Beatrice Crawford Haenisch Peery.
A humble woman. Sang in the church choir. Believed in the words she was singing. Songs about God’s mercy, salvation, provision, omnipotence, perfection. Where does all that faith go, what does it mean, now that her brain is mush and her ability to praise God or even conceive of His existence simply isn’t there?
I’m here for a month. I make the journey from Singapore to Houston every year to give my sister, Trina, a break from caring for Momma. During this time I change diapers, spoon in food, hand Momma pills and the water to wash them down with. I do these things with a stingy heart, duties I execute and escape from quickly. A caregiver comes three mornings a week and as soon as she’s in the door, I’m out. I’ve come all this way, to my home country, and there are things I want to do here—friends to see, stores full of clothes and gadgets, a property to check on.
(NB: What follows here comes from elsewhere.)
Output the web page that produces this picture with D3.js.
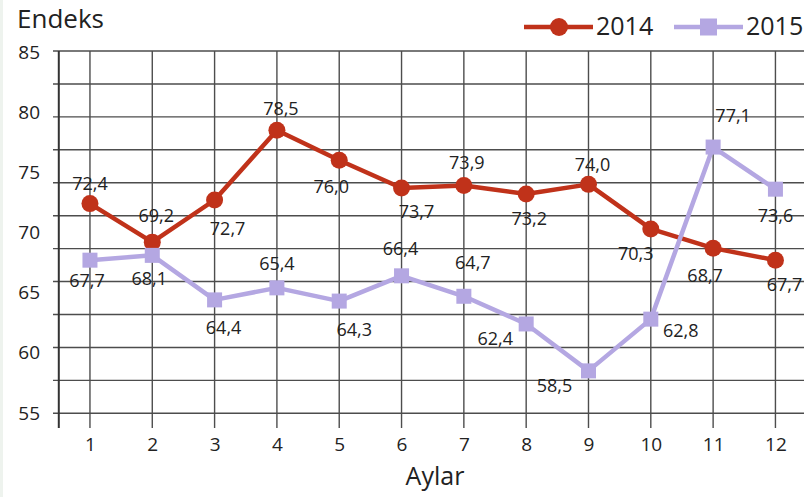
<!DOCTYPE html>
<html><head><meta charset="utf-8">
<script src="https://cdn.jsdelivr.net/npm/d3@7"></script>
<style>
html,body{margin:0;padding:0;background:#fff;}
text{font-family:"Open Sans",sans-serif;fill:#222;}
</style></head>
<body><svg id="c" width="804" height="497"></svg>
<script>
const months = [1,2,3,4,5,6,7,8,9,10,11,12];
const series2014 = [72.4,69.2,72.7,78.5,76.0,73.7,73.9,73.2,74.0,70.3,68.7,67.7];
const series2015 = [67.7,68.1,64.4,65.4,64.3,66.4,64.7,62.4,58.5,62.8,77.1,73.6];
const yTicks = [55,60,65,70,75,80,85];
const seriesNames = ["2014","2015"];
const yTitle = "Endeks";
const xTitle = "Aylar";

// label placement offsets (px) relative to each point
const off2014 = [[0,-20],[4,-26],[13,29],[4,-22],[-8,26],[15,24],[3,-23],[3,25],[4,-20],[-15,25],[-8,28],[9,25]];
const off2015 = [[-3,21],[-3,23],[9,28],[0,-24],[15,29],[-1,-27],[9,-34],[-31,15],[-34,15],[30,12],[20,-31],[0,27]];

const svg = d3.select("#c");
const fmt = v => v.toFixed(1).replace(".", ",");
const c2014 = "#C0321A", c2015 = "#B4A7E2", gridC = "#4d4d4d";

const x = d3.scaleLinear().domain([0.5, 12.5]).range([58.8, 806.6]);
const y = d3.scaleLinear().domain([55, 85]).range([413, 52]);

svg.append("rect").attr("x",0).attr("y",0).attr("width",3).attr("height",497).attr("fill","#eef3ee");

// horizontal gridlines: 12 evenly spaced lines across the value range
const gridVals = d3.range(12).map(i => 85 - i * 30 / 11);
const yGrid = d3.scaleLinear().domain([55, 85]).range([413.3, 51]);
svg.append("g").selectAll("line").data(gridVals).join("line")
  .attr("x1", 53).attr("x2", 804)
  .attr("y1", d => yGrid(d)).attr("y2", d => yGrid(d))
  .attr("stroke", gridC).attr("stroke-width", 1.4);

// vertical gridlines
svg.append("g").selectAll("line").data(months).join("line")
  .attr("x1", d => x(d)).attr("x2", d => x(d))
  .attr("y1", 51).attr("y2", 428)
  .attr("stroke", gridC).attr("stroke-width", 1.4);

// left axis line
svg.append("line").attr("x1", x(0.5)).attr("x2", x(0.5)).attr("y1", 51).attr("y2", 428)
  .attr("stroke", "#333").attr("stroke-width", 2);

// y tick labels
const ya = svg.append("g").attr("transform","translate(40,0)")
  .call(d3.axisLeft(y).tickValues(yTicks).tickSize(0).tickPadding(0).tickFormat(d => d));
ya.select(".domain").remove();
ya.selectAll("text").attr("font-size", 19).attr("font-family", '"Open Sans",sans-serif').attr("fill","#222");

// x tick labels
const xa = svg.append("g").attr("transform","translate(0,428)")
  .call(d3.axisBottom(x).tickValues(months).tickSize(0).tickPadding(10).tickFormat(d => d));
xa.select(".domain").remove();
xa.selectAll("text").attr("font-size", 19).attr("font-family", '"Open Sans",sans-serif').attr("fill","#222");

// titles
svg.append("text").attr("x", 17).attr("y", 28).attr("font-size", 26).text(yTitle);
svg.append("text").attr("x", 435).attr("y", 485).attr("text-anchor","middle").attr("font-size", 25).text(xTitle);

const line = d3.line().x((d,i) => x(months[i])).y(d => y(d));

function drawSeries(vals, color, shape, offs) {
  const g = svg.append("g");
  g.append("path").datum(vals).attr("d", line).attr("fill","none")
    .attr("stroke", color).attr("stroke-width", 4.5).attr("stroke-linejoin","round");
  if (shape === "circle") {
    g.selectAll("circle").data(vals).join("circle")
      .attr("cx", (d,i) => x(months[i])).attr("cy", d => y(d)).attr("r", 8.5).attr("fill", color);
  } else {
    g.selectAll("rect").data(vals).join("rect")
      .attr("x", (d,i) => x(months[i]) - 7.5).attr("y", d => y(d) - 7.5)
      .attr("width", 15).attr("height", 15).attr("fill", color);
  }
  g.selectAll("text").data(vals).join("text")
    .attr("x", (d,i) => x(months[i]) + offs[i][0])
    .attr("y", (d,i) => y(d) + offs[i][1])
    .attr("dy", "0.35em").attr("text-anchor","middle").attr("font-size", 18)
    .text(d => fmt(d));
}
drawSeries(series2014, c2014, "circle", off2014);
drawSeries(series2015, c2015, "square", off2015);

// legend
const lg = svg.append("g");
lg.append("line").attr("x1",524).attr("x2",593).attr("y1",27).attr("y2",27).attr("stroke",c2014).attr("stroke-width",4.5);
lg.append("circle").attr("cx",559).attr("cy",27).attr("r",9).attr("fill",c2014);
lg.append("text").attr("x",596).attr("y",35).attr("font-size",25).text(seriesNames[0]);
lg.append("line").attr("x1",674).attr("x2",743).attr("y1",27).attr("y2",27).attr("stroke",c2015).attr("stroke-width",4.5);
lg.append("rect").attr("x",700).attr("y",18.5).attr("width",17).attr("height",17).attr("fill",c2015);
lg.append("text").attr("x",746).attr("y",35).attr("font-size",25).text(seriesNames[1]);
</script></body></html>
Momma’s daily journey is a long one. She has few words left. The phrase she mutters every minute is, “I’m tired.” And when I say every minute, I’m not exaggerating. She says it nonstop, all day long, from six in the morning until seven in the evening. Her drooping eyes speak, and they say the same thing.
She gets out of bed. Her diaper’s changed—either by me or Trina, usually Trina. She drinks a cup of coffee. She manages this on her own, but the cereal is beyond her. She sits bent over, too weak to sit up straight, as one of us daughters spoons it in. Both of us talk baby-talk to her, as though our high-pitched nasally nonsense will somehow relieve her exhaustion.
After breakfast she showers. Trina gives a body-contact wash, putting on rubber gloves and taking the soap into Momma’s private areas. When it fell to me to administer the shower a couple of days ago, I fit the soap into my mother’s gnarled hand and instructed her to get on with it. Then I sprayed her down like I would a car. Sometimes I’m compassionate and sometimes I’m not. That was a “not” day.
Then, cleaned up and wearing a fresh day-dress, Momma embarks on a circuit that will last the whole day—a hunched shuffling trek from her bedroom to the living room, through the kitchen, in and out of the utility room, back to her bedroom, once more to the living room. Sometimes she collapses into her chair, but for no longer than a minute, then she’s up and pacing again. I estimate by the end of the day she’s walked three miles, the whole time mumbling about how tired she is.
What’s driving her? If she had words, she could tell us. Is she too wracked with pain to be able to relax? She was busy all her life—maybe she feels a latent need to be somewhere, accomplish something, go, go, go. Or is she looking for something? Someone?
“I’m tired. . . I’m tired. . . I’m tired.”
Yesterday, in the living room, a variation. She said, “It’s tired in here.”
I laughed. “Is it more tired in here than it is in the kitchen?”
It’s taken me a while to realize that what she’s tired of is living.
People embrace the notion that they’ll live a useful life, and that when they stop being useful, they’ll die. Death is seldom so accommodating.
Dear, dear Momma. Dying is like giving birth—drawn-out excruciating labor followed by great joy.
My sister, Trina Haenisch, is virtuous and noble, a dry-humored woman who laughs instead of cries, and rubs lotion into an old woman’s aching deformed feet. So if I’m looking for God’s presence in this hell, she’s it. And I’ll be forever grateful to her for the care she gives our mother.